▶ _Task goal_: Return the lines from the one with "Emit a component" through the one with "type Kind = 'plus'", exactly as they appear and with no pictures.
* * * * * * * * *
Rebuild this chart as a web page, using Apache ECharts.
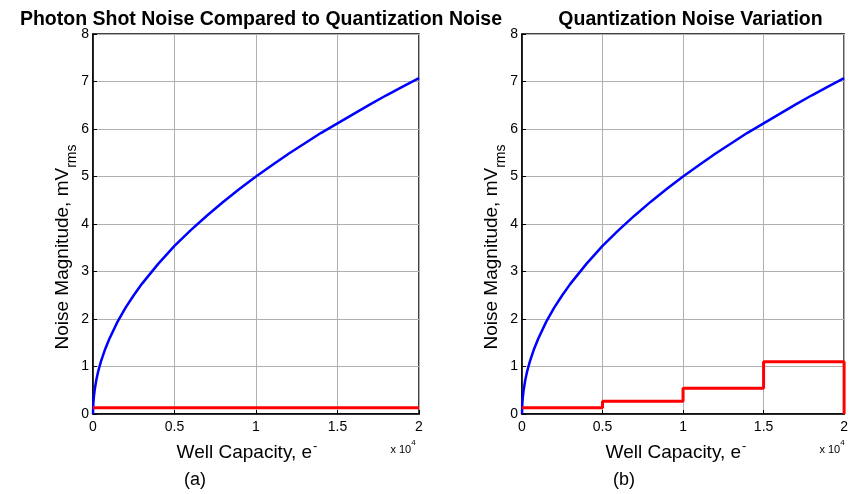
<!DOCTYPE html>
<html>
<head>
<meta charset="utf-8">
<script src="https://cdn.jsdelivr.net/npm/echarts@6/dist/echarts.min.js"></script>
<style>
  html, body { margin: 0; padding: 0; background: #fff; }
  #chart { width: 851px; height: 494px; }
</style>
</head>
<body>
<div id="chart"></div>
<script>
// Well capacity in units of 10^4 electrons
const wellCapacity = [0, 0.002, 0.005, 0.01, 0.02, 0.03, 0.04, 0.05, 0.075, 0.1, 0.15, 0.2, 0.25, 0.3, 0.4, 0.5,
  0.6, 0.7, 0.8, 0.9, 1.0, 1.1, 1.2, 1.3, 1.4, 1.5, 1.6, 1.7, 1.8, 1.9, 2.0];
// Photon shot noise, mV rms
const shotNoise = [0, 0.22, 0.35, 0.5, 0.71, 0.87, 1.0, 1.12, 1.37, 1.58, 1.94, 2.24, 2.5, 2.74, 3.16, 3.54,
  3.87, 4.18, 4.47, 4.74, 5.0, 5.24, 5.48, 5.70, 5.92, 6.12, 6.32, 6.52, 6.71, 6.89, 7.07];

// (a) fixed quantization noise
const quantFixedX = [0, 2];
const quantFixed = [0.13, 0.13];

// (b) quantization noise stepping with range (step: 'end')
const quantStepX = [0, 0.5, 1, 1.5, 2, 2];
const quantStep = [0.13, 0.27, 0.54, 1.1, 1.1, 0];

const xTicks = { min: 0, max: 2, interval: 0.5 };
const yTicks = { min: 0, max: 8, interval: 1 };

const titles = ['Photon Shot Noise Compared to Quantization Noise', 'Quantization Noise Variation'];
const panelTags = ['(a)', '(b)'];

const FONT = '"Liberation Sans", Arial, sans-serif';
const panels = [
  { left: 93, width: 326 },
  { left: 522, width: 327 }
];
const TOP = 34, HEIGHT = 380;

function pairs(xs, ys) { return xs.map((x, i) => [x, ys[i]]); }

const grids = panels.map(p => ({
  left: p.left, top: TOP, width: p.width, height: HEIGHT,
  show: true, borderColor: '#000', borderWidth: 1.5, backgroundColor: 'transparent'
}));

const xAxes = panels.map((p, i) => ({
  type: 'value', gridIndex: i, min: xTicks.min, max: xTicks.max, interval: xTicks.interval,
  axisLine: { show: true, onZero: false, lineStyle: { color: '#000', width: 1.5 } },
  axisTick: { show: true, inside: true, length: 4, lineStyle: { color: '#000' } },
  axisLabel: { color: '#000', fontFamily: FONT, fontSize: 14, margin: 6 },
  splitLine: { show: true, lineStyle: { color: '#b0b0b0', width: 1 } }
}));

const yAxes = panels.map((p, i) => ({
  type: 'value', gridIndex: i, min: yTicks.min, max: yTicks.max, interval: yTicks.interval,
  axisLine: { show: true, onZero: false, lineStyle: { color: '#000', width: 1.5 } },
  axisTick: { show: true, inside: true, length: 4, lineStyle: { color: '#000' } },
  axisLabel: { color: '#000', fontFamily: FONT, fontSize: 14, margin: 4 },
  splitLine: { show: true, lineStyle: { color: '#b0b0b0', width: 1 } }
}));

const series = [
  { type: 'line', xAxisIndex: 0, yAxisIndex: 0, data: pairs(wellCapacity, shotNoise), showSymbol: false,
    clip: false, lineStyle: { color: '#0000ff', width: 2.5 }, z: 3 },
  { type: 'line', xAxisIndex: 0, yAxisIndex: 0, data: pairs(quantFixedX, quantFixed), showSymbol: false,
    clip: false, lineStyle: { color: '#ff0000', width: 3 }, z: 4 },
  { type: 'line', xAxisIndex: 1, yAxisIndex: 1, data: pairs(wellCapacity, shotNoise), showSymbol: false,
    clip: false, lineStyle: { color: '#0000ff', width: 2.5 }, z: 3 },
  { type: 'line', xAxisIndex: 1, yAxisIndex: 1, data: pairs(quantStepX, quantStep), showSymbol: false,
    step: 'end', clip: false, lineStyle: { color: '#ff0000', width: 3 }, z: 4 }
];

const shift = panels[1].left - panels[0].left;
const graphics = [];
panels.forEach((p, i) => {
  const dx = i * shift;
  // x-axis name with superscript minus
  graphics.push({
    type: 'text', x: 247 + dx, y: 451,
    style: {
      text: '{m|Well Capacity, e}{s|-}',
      align: 'center', verticalAlign: 'middle',
      rich: {
        m: { fontFamily: FONT, fontSize: 19, fill: '#000', lineHeight: 22, verticalAlign: 'bottom' },
        s: { fontFamily: FONT, fontSize: 13, fill: '#000', lineHeight: 22, verticalAlign: 'top', padding: [0, 0, 0, 1] }
      }
    }
  });
  // y-axis name with subscript rms
  graphics.push({
    type: 'text', x: 66 + dx, y: 247, rotation: Math.PI / 2,
    style: {
      text: '{m|Noise Magnitude, mV}{s|rms}',
      align: 'center', verticalAlign: 'middle',
      rich: {
        m: { fontFamily: FONT, fontSize: 19, fill: '#000', lineHeight: 26, verticalAlign: 'top' },
        s: { fontFamily: FONT, fontSize: 14, fill: '#000', lineHeight: 26, verticalAlign: 'bottom' }
      }
    }
  });
  // scale factor
  graphics.push({
    type: 'text', x: 403 + dx, y: 447,
    style: {
      text: '{m|x 10}{s|4}',
      align: 'center', verticalAlign: 'middle',
      rich: {
        m: { fontFamily: FONT, fontSize: 11, fill: '#000', lineHeight: 16, verticalAlign: 'bottom' },
        s: { fontFamily: FONT, fontSize: 8, fill: '#000', lineHeight: 16, verticalAlign: 'top' }
      }
    }
  });
  // panel tag
  graphics.push({
    type: 'text', x: 195 + dx, y: 480,
    style: { text: panelTags[i], fontFamily: FONT, fontSize: 18, fill: '#000', align: 'center', verticalAlign: 'middle' }
  });
});

const chart = echarts.init(document.getElementById('chart'), null, { renderer: 'canvas' });
chart.setOption({
  animation: false,
  backgroundColor: '#fff',
  title: titles.map((t, i) => ({
    text: t, left: panels[i].left + panels[i].width / 2, top: 5, textAlign: 'center',
    textStyle: { fontFamily: FONT, fontSize: 19.5, fontWeight: 'bold', color: '#000' }
  })),
  grid: grids,
  xAxis: xAxes,
  yAxis: yAxes,
  series: series,
  graphic: graphics
});
</script>
</body>
</html>
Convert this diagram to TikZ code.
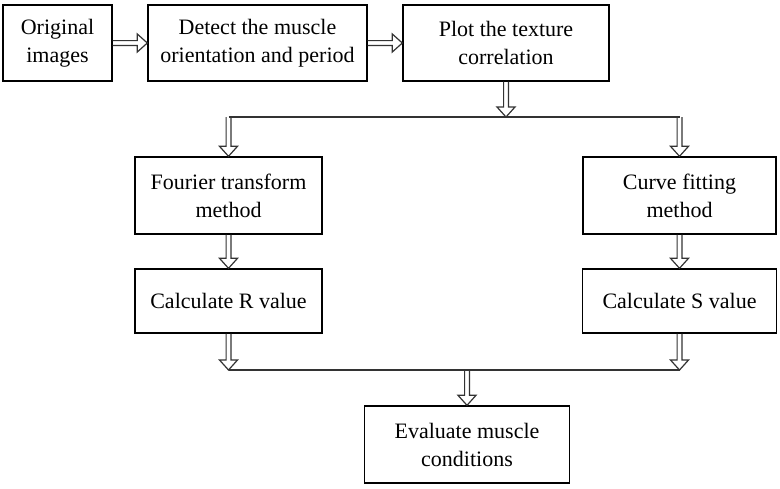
\documentclass[tikz,border=0pt]{standalone}
\usepackage{fontspec}
\setmainfont{Liberation Serif}
\usetikzlibrary{calc, positioning}

\tikzset{
    stepbox/.style={draw, line width=0.7pt, align=center, inner sep=2pt,
        font=\fontsize{11}{14}\selectfont},
    wire/.style={line width=0.6pt, black!80},
}

\begin{document}
\begin{tikzpicture}[x=0.5pt, y=-0.5pt]

    \NewDocumentCommand{\hollowarrow}{ m m }{
        \draw[wire] let \p1=(#1), \p2=(#2),
            \n1={atan2(\y2-\y1,\x2-\x1)}, \n2={veclen(\x2-\x1,\y2-\y1)} in
            [shift={(\p1)}, rotate=\n1]
            (0pt,1.2pt) -- (\n2-5pt,1.2pt) -- (\n2-5pt,4.5pt) -- (\n2,0pt)
            -- (\n2-5pt,-4.5pt) -- (\n2-5pt,-1.2pt) -- (0pt,-1.2pt);
    }

    \useasboundingbox (0,0) rectangle (780,488);

    %% Top row
    \node[stepbox, minimum width=54.5pt, minimum height=38pt] (orig) at (57.5,43) {Original\\images};
    \node[stepbox, minimum width=109.5pt, minimum height=38pt] (detect) at (257.5,43) {Detect the muscle\\orientation and period};
    \node[stepbox, minimum width=103pt, minimum height=38pt] (plot) at (506,43) {Plot the texture\\correlation};

    %% Two methods
    \node[stepbox, minimum width=93.5pt, minimum height=38.5pt] (fourier) at (228.5,195.5) {Fourier transform\\method};
    \node[stepbox, minimum width=96.5pt, minimum height=38.5pt] (curve) at (679.5,195.5) {Curve fitting\\method};
    \node[stepbox, minimum width=93.5pt, minimum height=32pt] (calcr) at (228.5,301) {Calculate R value};
    \node[stepbox, minimum width=97pt, minimum height=32pt] (calcs) at (679.5,301) {Calculate S value};

    %% Result
    \node[stepbox, minimum width=102.5pt, minimum height=38.5pt] (eval) at (467,444.5) {Evaluate muscle\\conditions};

    % Branch and join rows
    \coordinate (splitrow) at (0,117);
    \coordinate (joinrow) at (0,370);
    \coordinate (split) at (plot.south |- splitrow);
    \coordinate (fsplit) at (fourier.north |- splitrow);
    \coordinate (csplit) at (curve.north |- splitrow);
    \coordinate (rjoin) at (calcr.south |- joinrow);
    \coordinate (sjoin) at (calcs.south |- joinrow);
    \coordinate (ejoin) at (eval.north |- joinrow);
    \draw[wire] (fsplit) -- (csplit);
    \draw[wire] (rjoin) -- (sjoin);

    % Arrows
    \hollowarrow{orig.east}{detect.west}
    \hollowarrow{detect.east}{plot.west}
    \hollowarrow{plot.south}{split}
    \hollowarrow{fsplit}{fourier.north}
    \hollowarrow{csplit}{curve.north}
    \hollowarrow{fourier.south}{calcr.north}
    \hollowarrow{curve.south}{calcs.north}
    \hollowarrow{calcr.south}{rjoin}
    \hollowarrow{calcs.south}{sjoin}
    \hollowarrow{ejoin}{eval.north}

\end{tikzpicture}
\end{document}
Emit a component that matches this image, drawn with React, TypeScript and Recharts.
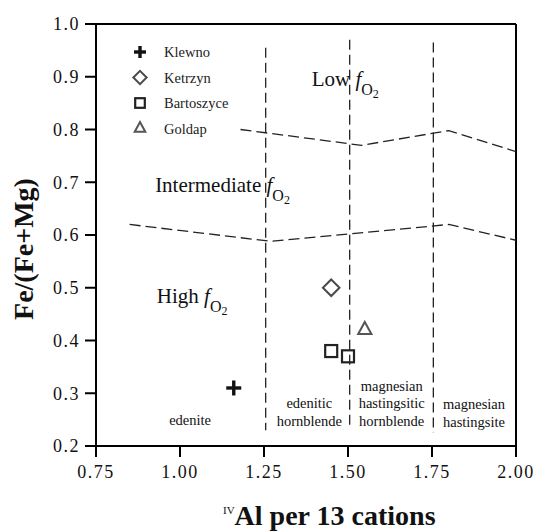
import React from 'react';
import {
  ScatterChart,
  Scatter,
  XAxis,
  YAxis,
  ReferenceLine,
  ReferenceDot,
  Legend,
} from 'recharts';

const FONT = '"Liberation Serif", serif';
const serif = { fontFamily: FONT };

// Axis ticks
const xTicks = [0.75, 1.0, 1.25, 1.5, 1.75, 2.0];
const yTicks = [0.2, 0.3, 0.4, 0.5, 0.6, 0.7, 0.8, 0.9, 1.0];

// Amphibole analyses: IVAl (x) vs Fe/(Fe+Mg) (y)
const klewno = [{ x: 1.16, y: 0.31 }];
const ketrzyn = [{ x: 1.45, y: 0.5 }];
const bartoszyce = [
  { x: 1.45, y: 0.38 },
  { x: 1.5, y: 0.37 },
];
const goldap = [{ x: 1.55, y: 0.42 }];

// Oxygen-fugacity field boundaries
const upperBoundary = [
  { x: 1.18, y: 0.8 },
  { x: 1.54, y: 0.77 },
  { x: 1.8, y: 0.798 },
  { x: 2.0, y: 0.758 },
];
const lowerBoundary = [
  { x: 0.85, y: 0.62 },
  { x: 1.27, y: 0.588 },
  { x: 1.8, y: 0.62 },
  { x: 2.0, y: 0.59 },
];

// Amphibole classification dividers (x, upper end, lower end)
const dividerX = [1.255, 1.505, 1.754];
const dividerTop = [0.955, 0.97, 0.965];
const dividerBottom = [0.23, 0.235, 0.225];

// fO2 field names and their anchor points
const fo2Names = ['Low', 'Intermediate', 'High'];
const fo2X = [1.392, 0.926, 0.931];
const fo2Y = [0.8825, 0.682, 0.4705];

// Amphibole species names (centred, first baseline)
const speciesLines = [
  ['edenite'],
  ['edenitic', 'hornblende'],
  ['magnesian', 'hastingsitic', 'hornblende'],
  ['magnesian', 'hastingsite'],
];
const speciesX = [1.03, 1.385, 1.63, 1.875];
const speciesY = [0.24, 0.272, 0.305, 0.27];

type Kind = 'plus' | 'diamond' | 'square' | 'triangle';

const series: { name: string; kind: Kind; data: { x: number; y: number }[] }[] = [
  { name: 'Klewno', kind: 'plus', data: klewno },
  { name: 'Ketrzyn', kind: 'diamond', data: ketrzyn },
  { name: 'Bartoszyce', kind: 'square', data: bartoszyce },
  { name: 'Goldap', kind: 'triangle', data: goldap },
];

function Marker({ kind, cx, cy, s = 1 }: { kind: Kind; cx: number; cy: number; s?: number }) {
  if (cx == null || cy == null) return <g />;
  switch (kind) {
    case 'plus': {
      const h = 7.5 * s;
      return (
        <g stroke="#111" strokeWidth={3.4}>
          <line x1={cx - h} y1={cy} x2={cx + h} y2={cy} />
          <line x1={cx} y1={cy - h} x2={cx} y2={cy + h} />
        </g>
      );
    }
    case 'diamond': {
      const h = 8.3 * s;
      return (
        <polygon
          points={`${cx},${cy - h} ${cx + h},${cy} ${cx},${cy + h} ${cx - h},${cy}`}
          fill="none"
          stroke="#4a4a4a"
          strokeWidth={2}
        />
      );
    }
    case 'square': {
      const h = 6 * s;
      return (
        <rect x={cx - h} y={cy - h} width={2 * h} height={2 * h} fill="none" stroke="#222" strokeWidth={2.2} />
      );
    }
    case 'triangle': {
      const w = 6.6 * s;
      const t = 12 * s;
      return (
        <polygon
          points={`${cx},${cy - (2 * t) / 3} ${cx + w},${cy + t / 3} ${cx - w},${cy + t / 3}`}
          fill="none"
          stroke="#555"
          strokeWidth={2}
        />
      );
    }
  }
  return <g />;
}

function LegendBox() {
  return (
    <svg width={110} height={104} style={{ display: 'block', overflow: 'visible' }}>
      {series.map((s, i) => {
        const cy = 14 + i * 25.5;
        return (
          <g key={s.name}>
            <Marker kind={s.kind} cx={15} cy={cy} s={0.8} />
            <text x={39} y={cy + 5} style={serif} fontSize={14.5} fill="#222">
              {s.name}
            </text>
          </g>
        );
      })}
    </svg>
  );
}

const renderXTick = (props: any) => {
  const { x, y, payload } = props;
  return (
    <text x={x} y={y} dy="0.71em" textAnchor="middle" style={{ ...serif, letterSpacing: '1.5px' }} fontSize={18} fill="#111">
      {Number(payload.value).toFixed(2)}
    </text>
  );
};

const renderYTick = (props: any) => {
  const { x, y, payload } = props;
  return (
    <text x={x} y={y} dy="0.355em" textAnchor="end" style={{ ...serif, letterSpacing: '1.5px' }} fontSize={18} fill="#111">
      {Number(payload.value).toFixed(1)}
    </text>
  );
};

const XTitle = (props: any) => {
  const vb = props.viewBox || { x: 96, y: 446 };
  return (
    <text x={vb.x + 127} y={vb.y + 79} style={serif} fontSize={28} fontWeight="bold" fill="#111">
      <tspan fontSize={11} fontWeight="normal" dy={-11.5}>
        IV
      </tspan>
      <tspan dy={11.5}>Al per 13 cations</tspan>
    </text>
  );
};

const YTitle = (props: any) => {
  const vb = props.viewBox || { x: 36, y: 24, height: 422 };
  const x = vb.x - 3;
  const y = vb.y + vb.height / 2 + 14;
  return (
    <text
      x={x}
      y={y}
      transform={`rotate(-90, ${x}, ${y})`}
      textAnchor="middle"
      style={serif}
      fontSize={28}
      fontWeight="bold"
      fill="#111"
    >
      Fe/(Fe+Mg)
    </text>
  );
};

const axisStroke = { stroke: '#000', strokeWidth: 2 };

export default function App() {
  return (
    <div style={{ position: 'absolute', left: 0, top: 0, background: '#fff', fontFamily: FONT }}>
      <ScatterChart width={535} height={531} margin={{ top: 14, right: 9, bottom: 45, left: 36 }}>
        <XAxis
          dataKey="x"
          type="number"
          domain={[0.75, 2]}
          ticks={xTicks}
          allowDataOverflow
          interval={0}
          height={40}
          tickSize={11}
          tickMargin={8}
          axisLine={axisStroke}
          tickLine={axisStroke}
          tick={renderXTick}
          label={{ content: XTitle }}
        />
        <XAxis
          xAxisId="top"
          orientation="top"
          type="number"
          domain={[0.75, 2]}
          ticks={xTicks}
          allowDataOverflow
          interval={0}
          height={10}
          tickSize={11}
          axisLine={axisStroke}
          tickLine={axisStroke}
          tick={false}
        />
        <YAxis
          dataKey="y"
          type="number"
          domain={[0.2, 1]}
          ticks={yTicks}
          allowDataOverflow
          interval={0}
          width={60}
          tickSize={11}
          tickMargin={5}
          axisLine={axisStroke}
          tickLine={axisStroke}
          tick={renderYTick}
          label={{ content: YTitle }}
        />
        <YAxis
          yAxisId="right"
          orientation="right"
          type="number"
          domain={[0.2, 1]}
          ticks={yTicks}
          allowDataOverflow
          interval={0}
          width={10}
          tickSize={13}
          axisLine={axisStroke}
          tickLine={axisStroke}
          tick={false}
        />

        {dividerX.map((x, i) => (
          <ReferenceLine
            key={`div-${i}`}
            segment={[
              { x, y: dividerTop[i] },
              { x, y: dividerBottom[i] },
            ]}
            stroke="#222"
            strokeWidth={1.3}
            strokeDasharray="10 5"
          />
        ))}

        <Scatter
          name="upper"
          data={upperBoundary}
          line={{ stroke: '#222', strokeWidth: 1.3, strokeDasharray: '11 5' }}
          shape={() => <g />}
          legendType="none"
          isAnimationActive={false}
        />
        <Scatter
          name="lower"
          data={lowerBoundary}
          line={{ stroke: '#222', strokeWidth: 1.3, strokeDasharray: '11 5' }}
          shape={() => <g />}
          legendType="none"
          isAnimationActive={false}
        />

        {fo2Names.map((name, i) => (
          <ReferenceDot
            key={`fo2-${i}`}
            x={fo2X[i]}
            y={fo2Y[i]}
            r={0}
            shape={(p: any) => (
              <text x={p.cx} y={p.cy} style={serif} fontSize={21} fill="#111">
                <tspan>{name} </tspan>
                <tspan fontStyle="italic">f</tspan>
                <tspan fontSize={16} dy={9}>
                  O
                </tspan>
                <tspan fontSize={12} dy={3}>
                  2
                </tspan>
              </text>
            )}
          />
        ))}

        {speciesLines.map((lines, i) => (
          <ReferenceDot
            key={`sp-${i}`}
            x={speciesX[i]}
            y={speciesY[i]}
            r={0}
            shape={(p: any) => (
              <text x={p.cx} y={p.cy} textAnchor="middle" style={serif} fontSize={14.5} fill="#111">
                {lines.map((l, j) => (
                  <tspan key={j} x={p.cx} dy={j === 0 ? 0 : 17.5}>
                    {l}
                  </tspan>
                ))}
              </text>
            )}
          />
        ))}

        {series.map((s) => (
          <Scatter
            key={s.name}
            name={s.name}
            data={s.data}
            isAnimationActive={false}
            shape={(p: any) => <Marker kind={s.kind} cx={p.cx} cy={p.cy} />}
          />
        ))}

        <Legend
          layout="horizontal"
          verticalAlign="middle"
          align="center"
          wrapperStyle={{ left: 125, top: 38, width: 110, height: 104 }}
          content={() => <LegendBox />}
        />
      </ScatterChart>
    </div>
  );
}
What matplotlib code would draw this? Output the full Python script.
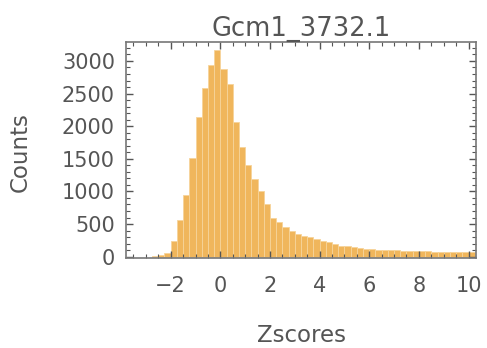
* * * * * * * * *
▶ _Final result_:
Emit a component that matches this image, drawn with React, TypeScript and Recharts.
import React from 'react';
import {
  ScatterChart,
  Scatter,
  XAxis,
  YAxis,
  ReferenceLine,
  ReferenceDot,
  Legend,
} from 'recharts';

const FONT = '"Liberation Serif", serif';
const serif = { fontFamily: FONT };

// Axis ticks
const xTicks = [0.75, 1.0, 1.25, 1.5, 1.75, 2.0];
const yTicks = [0.2, 0.3, 0.4, 0.5, 0.6, 0.7, 0.8, 0.9, 1.0];

// Amphibole analyses: IVAl (x) vs Fe/(Fe+Mg) (y)
const klewno = [{ x: 1.16, y: 0.31 }];
const ketrzyn = [{ x: 1.45, y: 0.5 }];
const bartoszyce = [
  { x: 1.45, y: 0.38 },
  { x: 1.5, y: 0.37 },
];
const goldap = [{ x: 1.55, y: 0.42 }];

// Oxygen-fugacity field boundaries
const upperBoundary = [
  { x: 1.18, y: 0.8 },
  { x: 1.54, y: 0.77 },
  { x: 1.8, y: 0.798 },
  { x: 2.0, y: 0.758 },
];
const lowerBoundary = [
  { x: 0.85, y: 0.62 },
  { x: 1.27, y: 0.588 },
  { x: 1.8, y: 0.62 },
  { x: 2.0, y: 0.59 },
];

// Amphibole classification dividers (x, upper end, lower end)
const dividerX = [1.255, 1.505, 1.754];
const dividerTop = [0.955, 0.97, 0.965];
const dividerBottom = [0.23, 0.235, 0.225];

// fO2 field names and their anchor points
const fo2Names = ['Low', 'Intermediate', 'High'];
const fo2X = [1.392, 0.926, 0.931];
const fo2Y = [0.8825, 0.682, 0.4705];

// Amphibole species names (centred, first baseline)
const speciesLines = [
  ['edenite'],
  ['edenitic', 'hornblende'],
  ['magnesian', 'hastingsitic', 'hornblende'],
  ['magnesian', 'hastingsite'],
];
const speciesX = [1.03, 1.385, 1.63, 1.875];
const speciesY = [0.24, 0.272, 0.305, 0.27];

type Kind = 'plus' | 'diamond' | 'square' | 'triangle';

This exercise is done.